Let's hear it for Kathy Cox. The Georgia schools superintendent won $1 million in Hollywood on the TV quiz show, "Are You Smarter than a 5th Grader?"
She says she plans to give some of the prize money to the state's special-needs schools. That is truly magnanimous. It will help restore some of the funds her predecessor stole from the state education department to pay for a facelift and finance her campaign for governor.
Kathy deserves full credit and our congratulations for finally making Georgia look good on national TV.
It's too bad Kathy wasn't the guest on "The Colbert Report" when one of our congressmen was stumped when asked to recite at least a couple of the Ten Commandments. I'll bet Kathy could have handled that question as easy as pie and she hasn't even been out demanding (as the congressman has) that the Ten Commandments be posted all over the place.
It's also regrettable that Kathy didn't go to Clayton County before she went to Hollywood. The messed-up Clayton school system might have used Kathy's considerable smarts to clean up its schools and avoid making national headlines by losing its accreditation.
Come to think of it, Gov. Sonny Perdue could have used his powers to order the state to take charge of the runaway school system. But what the heck? It was just another predominantly black system gone awry. You can't fix everybody's school system, can you, Guv?
Besides, the governor was off in Washington helping his fellow Republicans devise the smartest presidential election strategy I have witnessed in my long career. I am sincere about this. The GOP may have changed the nature of American politics forever.
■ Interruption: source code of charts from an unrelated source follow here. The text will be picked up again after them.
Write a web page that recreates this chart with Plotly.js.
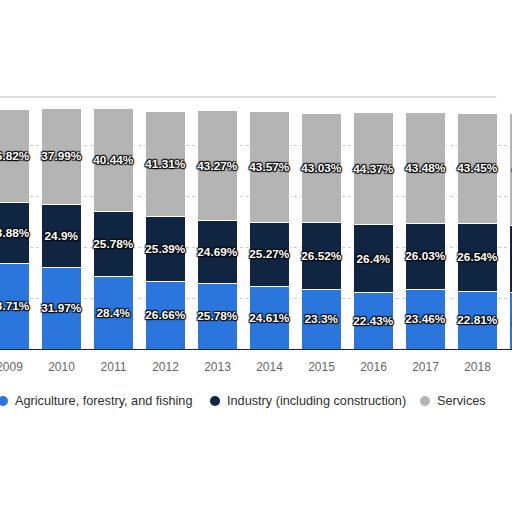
<!DOCTYPE html>
<html>
<head>
<meta charset="utf-8">
<script src="https://cdn.plot.ly/plotly-3.0.1.min.js"></script>
<style>
	html, body {margin:0; padding:0; background:#fff;}
	#myDiv {width:512px; height:512px;}
</style>
</head>
<body>
<div id="myDiv"></div>
<script>
// share of each sector, per year (2019 is cut off at the right edge)
var years = ['2009', '2010', '2011', '2012', '2013', '2014', '2015', '2016', '2017', '2018', '2019'];
var agriculture = [33.71, 31.97, 28.4, 26.66, 25.78, 24.61, 23.3, 22.43, 23.46, 22.81, 22.1];
var industry = [23.88, 24.9, 25.78, 25.39, 24.69, 25.27, 26.52, 26.4, 26.03, 26.54, 26.7];
var services = [36.82, 37.99, 40.44, 41.31, 43.27, 43.57, 43.03, 44.37, 43.48, 43.45, 44.1];
var seriesNames = ['Agriculture, forestry, and fishing', 'Industry (including construction)', 'Services'];
var seriesColors = ['#2a76dc', '#0f2541', '#b4b4b4'];

function pct(arr){
	let out = [];
	for (var i in arr){
		out.push(arr[i] + '%');
	};
	return out;
};

var values = [agriculture, industry, services];
var data = [];
for (var s = 0; s < values.length; s++){
	data.push({
		x: years,
		y: values[s],
		type: 'bar',
		name: seriesNames[s],
		text: pct(values[s]),
		textposition: 'inside',
		insidetextanchor: 'middle',
		constraintext: 'none',
		textangle: 0,
		textfont: {family: 'Liberation Sans', size: 11.8, color: '#ffffff', weight: 'bold',
			shadow: '0px 0px 2px #000, 1px 1px 1px #000, -1px -1px 1px #111, 1px -1px 1px #111, -1px 1px 1px #111'},
		hoverinfo: 'none',
		showlegend: false,
		marker: {color: seriesColors[s], line: {color: '#ffffff', width: 1}}
	});
};

// legend row under the axis: dot + label, placed in pixels
var legendX = [3, 215, 425];
var legendY = 401;
var plotTop = 95, plotBottom = 349;
function py(v){ return (plotBottom - v) / (plotBottom - plotTop); };

var annotations = [];
var shapes = [{
	type: 'line',
	xref: 'paper', yref: 'paper',
	x0: 0, x1: 0.97, y0: py(97), y1: py(97),
	line: {color: '#d4d4d4', width: 1.5}
}];
for (var s = 0; s < seriesNames.length; s++){
	shapes.push({
		type: 'circle',
		xref: 'paper', yref: 'paper',
		xsizemode: 'pixel', ysizemode: 'pixel',
		xanchor: legendX[s] / 512, yanchor: py(legendY),
		x0: -5, x1: 5, y0: -5, y1: 5,
		fillcolor: seriesColors[s],
		line: {width: 0}
	});
	annotations.push({
		xref: 'paper', yref: 'paper',
		x: (legendX[s] + 10) / 512, y: py(legendY),
		xanchor: 'left', yanchor: 'middle',
		text: seriesNames[s],
		showarrow: false,
		font: {family: 'Liberation Sans', size: 12.7, color: '#2e2e2e'}
	});
};

var layout = {
	width: 512,
	height: 512,
	barmode: 'stack',
	bargap: 0.23,
	paper_bgcolor: '#ffffff',
	plot_bgcolor: '#ffffff',
	font: {family: 'Liberation Sans', color: '#333333'},
	margin: {l: 0, r: 0, t: plotTop, b: 512 - plotBottom, pad: 0, autoexpand: false},
	xaxis: {
		type: 'category',
		range: [-0.183, 9.663],
		showline: true,
		linecolor: '#1c2a3a',
		linewidth: 1,
		ticks: '',
		ticklabelstandoff: 7,
		tickfont: {family: 'Liberation Sans', size: 12, color: '#666666'},
		showgrid: false,
		fixedrange: true
	},
	yaxis: {
		range: [0, 100],
		dtick: 20,
		showgrid: true,
		gridcolor: '#cccccc',
		griddash: 'dot',
		gridwidth: 1,
		showticklabels: false,
		zeroline: false,
		fixedrange: true
	},
	showlegend: false,
	shapes: shapes,
	annotations: annotations
};

Plotly.newPlot('myDiv', data, layout, {displayModeBar: false, responsive: false});
</script>
</body>
</html>
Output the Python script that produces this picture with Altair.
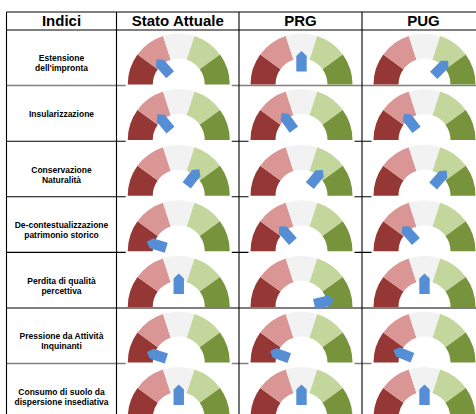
import math
import altair as alt
import pandas as pd

# ---------------- data ----------------
header_first = "Indici"
columns = ["Stato Attuale", "PRG", "PUG"]
row_labels = [
    "Estensione\ndell'impronta",
    "Insularizzazione",
    "Conservazione\nNaturalità",
    "De-contestualizzazione\npatrimonio storico",
    "Perdita di qualità\npercettiva",
    "Pressione da Attività\nInquinanti",
    "Consumo di suolo da\ndispersione insediativa",
]
# needle position on a 0-100 scale (0 = far left / red, 100 = far right / green)
stato_attuale = [27, 28, 71, 9, 50, 10, 50]
prg = [50, 30, 72, 27, 93, 11, 50]
pug = [75, 29, 73, 27, 50, 12, 50]
values = [stato_attuale, prg, pug]

segments = ["s1", "s2", "s3", "s4", "s5"]
segment_colors = ["#953735", "#D99694", "#F2F2F2", "#C3D69B", "#77933C"]
needle_color = "#558ED5"

# ---------------- layout ----------------
W, H = 476, 414
col_edges = [6.5, 116.5, 239, 362, 485]
row_edges = [12, 30, 85.6, 141.2, 196.8, 252.4, 308, 363.6, 419.2]
gray_row_lines = {2, 7}          # indices into row_edges drawn in gray
uncovered = {(0, 1), (0, 2), (4, 0), (4, 1), (4, 2)}
R_OUT, R_IN = 51, 26

xs = alt.Scale(domain=[0, W], nice=False, zero=False)
ys = alt.Scale(domain=[0, H], nice=False, zero=False, reverse=True)


def gx(j):
    return (col_edges[j + 1] + col_edges[j + 2]) / 2 + 1


def gy(i):
    return row_edges[i + 1] + 54.5


# grid lines
hl = []
for k, y in enumerate(row_edges[:-1]):
    hl.append({"x": col_edges[0], "x2": W, "y": y, "y2": y,
               "c": "#808080" if k in gray_row_lines else "#000000",
               "w": 1.5 if k in gray_row_lines else 1.1})
for x in col_edges[:-1]:
    hl.append({"x": x, "x2": x, "y": row_edges[0], "y2": H, "c": "#000000", "w": 1.1})
lines_df = pd.DataFrame(hl)

covers, arcs, needles = [], [], []
for i in range(len(row_labels)):
    for j in range(len(columns)):
        cx, cy = gx(j), gy(i)
        if (i, j) not in uncovered:
            covers.append({"x": cx - 53, "x2": cx + 53, "y": row_edges[i + 2] - 3, "y2": row_edges[i + 2] + 2.5})
        for k, s in enumerate(segments):
            arcs.append({"x": cx, "y": cy, "seg": s,
                         "t0": -math.pi / 2 + k * math.pi / 5,
                         "t1": -math.pi / 2 + (k + 1) * math.pi / 5})
        needles.append({"x": cx, "y": cy, "v": values[j][i]})
covers_df = pd.DataFrame(covers)
arcs_df = pd.DataFrame(arcs)
needles_df = pd.DataFrame(needles)

head_df = pd.DataFrame({
    "x": [(col_edges[j] + col_edges[j + 1]) / 2 for j in range(4)],
    "y": [20.8] * 4,
    "t": [header_first] + columns,
})
lab_df = pd.DataFrame({
    "x": [(col_edges[0] + col_edges[1]) / 2] * len(row_labels),
    "y": [(row_edges[i + 1] + row_edges[i + 2]) / 2 + 0.5 for i in range(len(row_labels))],
    "t": row_labels,
})

# ---------------- chart ----------------
X = lambda f: alt.X(f, scale=xs, axis=None)
Y = lambda f: alt.Y(f, scale=ys, axis=None)

lines = alt.Chart(lines_df).mark_rule().encode(
    x=X("x:Q"), x2="x2:Q", y=Y("y:Q"), y2="y2:Q",
    color=alt.Color("c:N", scale=None),
    strokeWidth=alt.StrokeWidth("w:Q", scale=None),
)

cover = alt.Chart(covers_df).mark_rect(color="white").encode(
    x=X("x:Q"), x2="x2:Q", y=Y("y:Q"), y2="y2:Q"
)

gauge = alt.Chart(arcs_df).mark_arc(radius=R_OUT, innerRadius=R_IN).encode(
    x=X("x:Q"), y=Y("y:Q"),
    theta=alt.Theta("t0:Q", scale=None), theta2="t1:Q",
    color=alt.Color("seg:N", scale=alt.Scale(domain=segments, range=segment_colors), legend=None),
)

needle_path = "M -0.52 -1.3 L -0.52 -2.85 L 0 -3.35 L 0.52 -2.85 L 0.52 -1.3 Z"
needle = alt.Chart(needles_df).mark_point(
    shape=needle_path, filled=True, size=400, opacity=1, color=needle_color, strokeWidth=0
).encode(
    x=X("x:Q"), y=Y("y:Q"),
    angle=alt.Angle("v:Q", scale=alt.Scale(domain=[0, 100], range=[270, 450])),
)

header = alt.Chart(head_df).mark_text(
    font="Liberation Sans", fontSize=15, fontWeight="bold", color="#000000", baseline="middle", align="center"
).encode(x=X("x:Q"), y=Y("y:Q"), text="t:N")

labels = alt.Chart(lab_df).mark_text(
    font="Liberation Sans", fontSize=8.5, fontWeight="bold", color="#000000",
    baseline="middle", align="center", lineBreak="\n", lineHeight=10
).encode(x=X("x:Q"), y=Y("y:Q"), text="t:N")

chart = alt.layer(lines, cover, gauge, needle, header, labels).properties(
    width=W, height=H, padding=0, autosize=alt.AutoSizeParams(type="none"),
    background="white",
).configure_view(stroke=None)

chart.save("out.html", embed_options={"renderer": "svg", "actions": False})
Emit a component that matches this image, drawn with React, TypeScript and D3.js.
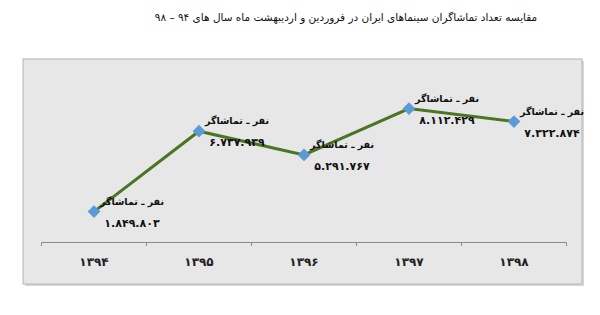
import React from "react";
import * as d3 from "d3";

const years = ["۱۳۹۴", "۱۳۹۵", "۱۳۹۶", "۱۳۹۷", "۱۳۹۸"];
const values = [1849803, 6737939, 5291767, 8112429, 7322874];
const unitLabel = "نفر ـ تماشاگر";
const title = "مقایسه تعداد تماشاگران سینماهای ایران در فروردین و اردیبهشت ماه سال های ۹۴ – ۹۸";

const W = 600, H = 315;
const persianDigits = "۰۱۲۳۴۵۶۷۸۹";
const fmt = (v: number) =>
  d3.format(",")(v).replace(/,/g, ".").replace(/[0-9]/g, (c) => persianDigits[+c]);

export default function App() {
  const x = d3.scaleBand<string>().domain(years).range([41.5, 566.5]);
  const y = d3.scaleLinear().domain([0, 9000000]).range([242, 94]);
  const cx = (i: number) => (x(years[i]) as number) + x.bandwidth() / 2;
  const line = d3
    .line<number>()
    .x((_, i) => cx(i))
    .y((d) => y(d));
  const ticks = [...years.map((d) => x(d) as number), 566.5];
  const font = "DejaVu Sans";
  return (
    <div>
      <style>{`body{margin:0}`}</style>
      <svg width={W} height={H} style={{ display: "block", background: "#fff" }}>
        <text
          x={346}
          y={21}
          textAnchor="middle"
          direction="rtl"
          fontFamily={font}
          fontSize={10.5}
          fill="#111"
        >
          {title}
        </text>
        <rect x={25} y={61} width={559} height={225} fill="#d8d8d8" />
        <rect x={23} y={59} width={559} height={225} fill="#e7e7e7" stroke="#b4b4b4" strokeWidth={1} />
        <line x1={41.5} x2={566.5} y1={242.5} y2={242.5} stroke="#8c8c8c" strokeWidth={1} />
        {ticks.map((t, i) => (
          <line key={i} x1={t} x2={t} y1={242.5} y2={246} stroke="#8c8c8c" strokeWidth={1} />
        ))}
        {years.map((d, i) => (
          <text
            key={d}
            x={cx(i)}
            y={266}
            textAnchor="middle"
            fontFamily={font}
            fontWeight="bold"
            fontSize={12}
            fill="#222"
          >
            {d}
          </text>
        ))}
        <path d={line(values) as string} fill="none" stroke="#4a7524" strokeWidth={3} />
        {values.map((v, i) => (
          <rect
            key={i}
            x={cx(i) - 4.5}
            y={y(v) - 4.5}
            width={9}
            height={9}
            fill="#5b9bd5"
            transform={`rotate(45 ${cx(i)} ${y(v)})`}
          />
        ))}
        {values.map((v, i) => (
          <g key={"l" + i} fontFamily={font} fontWeight="bold" fill="#111" textAnchor="middle">
            <text x={cx(i) + 38} y={y(v) - 7} fontSize={9.5} direction="rtl">
              {unitLabel}
            </text>
            <text x={cx(i) + 38} y={y(v) + 15} fontSize={11}>
              {fmt(v)}
            </text>
          </g>
        ))}
      </svg>
    </div>
  );
}
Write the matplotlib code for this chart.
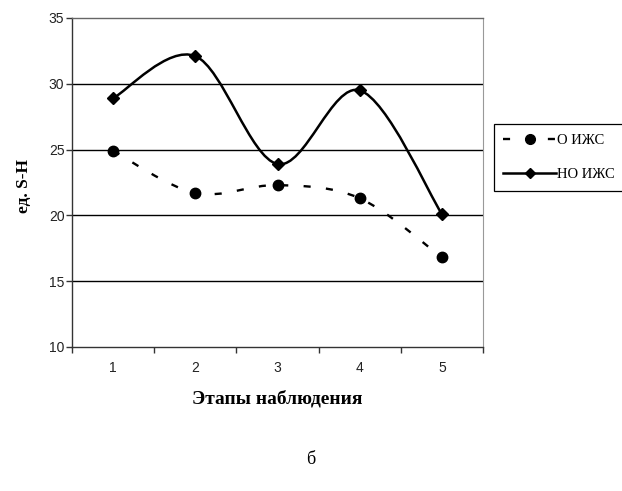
import numpy as np
import matplotlib.pyplot as plt
from matplotlib.path import Path
from matplotlib.patches import PathPatch
from matplotlib.lines import Line2D

# данные графика
stages = [1, 2, 3, 4, 5]
stage_labels = ['1', '2', '3', '4', '5']
o_izhs = [24.9, 21.7, 22.3, 21.3, 16.8]
no_izhs = [28.9, 32.1, 23.9, 29.5, 20.1]


def smooth_path(x, y):
    # сглаженная линия как в Excel (кривые Безье через точки)
    pts = np.column_stack([x, y]).astype(float)
    ext = np.vstack([pts[0], pts, pts[-1]])
    verts = [pts[0]]
    codes = [Path.MOVETO]
    for i in range(len(pts) - 1):
        p0, p1, p2, p3 = ext[i], ext[i + 1], ext[i + 2], ext[i + 3]
        c1 = p1 + (p2 - p0) / 6.0
        c2 = p2 - (p3 - p1) / 6.0
        verts += [c1, c2, p2]
        codes += [Path.CURVE4] * 3
    return Path(verts, codes)


plt.rcParams['font.family'] = ['Liberation Sans', 'DejaVu Sans']

fig = plt.figure(figsize=(6.22, 4.91), dpi=100)
ax = fig.add_axes([0.1158, 0.2933, 0.6608, 0.6701])

ax.set_xlim(0.5, 5.5)
ax.set_ylim(10, 35)

# сетка
for v in [15, 20, 25, 30]:
    ax.axhline(v, color='black', lw=1.0, zorder=1)

# О ИЖС — пунктир с кругами
ax.add_patch(PathPatch(smooth_path(stages, o_izhs), fill=False, edgecolor='black',
                       lw=1.7, linestyle=(0, (3, 6.5)), zorder=2))
ax.plot(stages, o_izhs, linestyle='none', marker='o', ms=7.5, color='black', zorder=3)

# НО ИЖС — сплошная с ромбами
ax.add_patch(PathPatch(smooth_path(stages, no_izhs), fill=False, edgecolor='black',
                       lw=1.8, zorder=2))
ax.plot(stages, no_izhs, linestyle='none', marker='D', ms=6.5, color='black', zorder=3)

# оси
ax.set_yticks([10, 15, 20, 25, 30, 35])
ax.set_xticks(stages)
ax.set_xticklabels(stage_labels)
ax.set_xticks(np.arange(0.5, 6.0, 1.0), minor=True)
ax.tick_params(axis='x', which='major', length=0, pad=10, labelsize=10, colors='#222222')
ax.tick_params(axis='x', which='minor', length=4, width=1.0, direction='out', color='#333333')
ax.tick_params(axis='y', length=4, width=1.0, direction='out', labelsize=10, pad=1.5,
               color='#333333', labelcolor='#222222')

ax.spines['left'].set_color('#333333')
ax.spines['bottom'].set_color('#333333')
ax.spines['left'].set_linewidth(1.0)
ax.spines['bottom'].set_linewidth(1.0)
ax.spines['top'].set_color('#666666')
ax.spines['right'].set_color('#999999')
ax.spines['top'].set_linewidth(1.0)
ax.spines['right'].set_linewidth(0.8)

ax.set_xlabel('Этапы наблюдения', family='Liberation Serif', fontweight='bold',
              fontsize=14, labelpad=11)
ax.set_ylabel('ед. S-H', family='Liberation Serif', fontweight='bold', fontsize=12.5)
ax.yaxis.set_label_coords(-0.097, 0.49)

# легенда
handles = [
    Line2D([], [], color='black', lw=1.7, linestyle=(0, (3, 6.5)), marker='o', ms=7),
    Line2D([], [], color='black', lw=1.8, marker='D', ms=5.5),
]
leg = fig.legend(handles, ['О ИЖС', 'НО ИЖС'], loc='upper left',
                 bbox_to_anchor=(494 / 622, 1 - 124 / 491), bbox_transform=fig.transFigure,
                 prop={'family': 'Liberation Serif', 'size': 10.5}, handlelength=3.6,
                 handletextpad=0.1, borderpad=0.65, labelspacing=1.45, borderaxespad=0,
                 fancybox=False, framealpha=1)
leg.get_frame().set_edgecolor('black')
leg.get_frame().set_linewidth(0.9)

fig.text(311 / 622, 1 - 459 / 491, 'б', family='Liberation Serif', fontsize=13,
         ha='center', va='center')

fig.savefig('out.png', dpi=100)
The elephants are running against themselves. They have stolen the Democrats' "time for a change" theme and started using it to win the White House again. The strategy looks like it's working, too. The Obama campaign has already given up on "putting Georgia back in play" and started pulling money and personnel out of the Peach State to use elsewhere.
You have to wonder how Republicans can run against themselves with a straight face. This is the party that ran up a record deficit, destroyed the real estate industry, let unemployment soar to a record high and got us stuck in a potentially trillion-dollar war. Now they promise change if we'll just re-elect them.
The funny thing is, the American voter seems be leaning toward sending Sen. John McCain and his moose-hunting sidekick to Washington to take up where President Bush left off. The ticket's theme seems to be: "Give us one more chance. This time we'll try not to screw everything up."
If the grand strategy of running against one's own record succeeds nationally, just think how it might be applied to the Georgia election of 2010.
We're a natural for an all-out Republican campaign for change so the GOP can keep doing what it is already doing in the state Capitol.
Just look at the record:
· Republicans have been in control of Georgia schools for 14 years with a Republican governor running things for six of those years. The schools are in worse shape than ever, and state government has whacked school spending by more than $1 billion. It's as if the GOP set out to undermine public education in our state.
· Transportation is a colossal mess in every growing area of Georgia. And Gov. Perdue is raising the roof about the DOT running out of money - by slapping one layer of asphalt on top of another on highways all over the state. That's not the way to fix transportation, but it sure does help those needy souls in the asphalt-laying business.
· Under Republican leadership, the annual state budget has soared from $15 billion to $21 billion and is still climbing.
· That doesn't mean pork-barrel projects have gone out of style in Georgia. The state has built boat ramps to dry lakes everywhere you look. They are our version of Alaska's bridge to nowhere.
So you see, dear friends, Georgia is the perfect guinea pig for trying out the Republicans' change strategy on the state level. The state elephants are betting that we voters are too dumb to figure out their newest magic trick of blaming the fellow in the mirror for all our woes and promising to get rid of him.
You see, they think most of us are not smarter than fifth-graders. They may be right. We're not even smarter than sheep.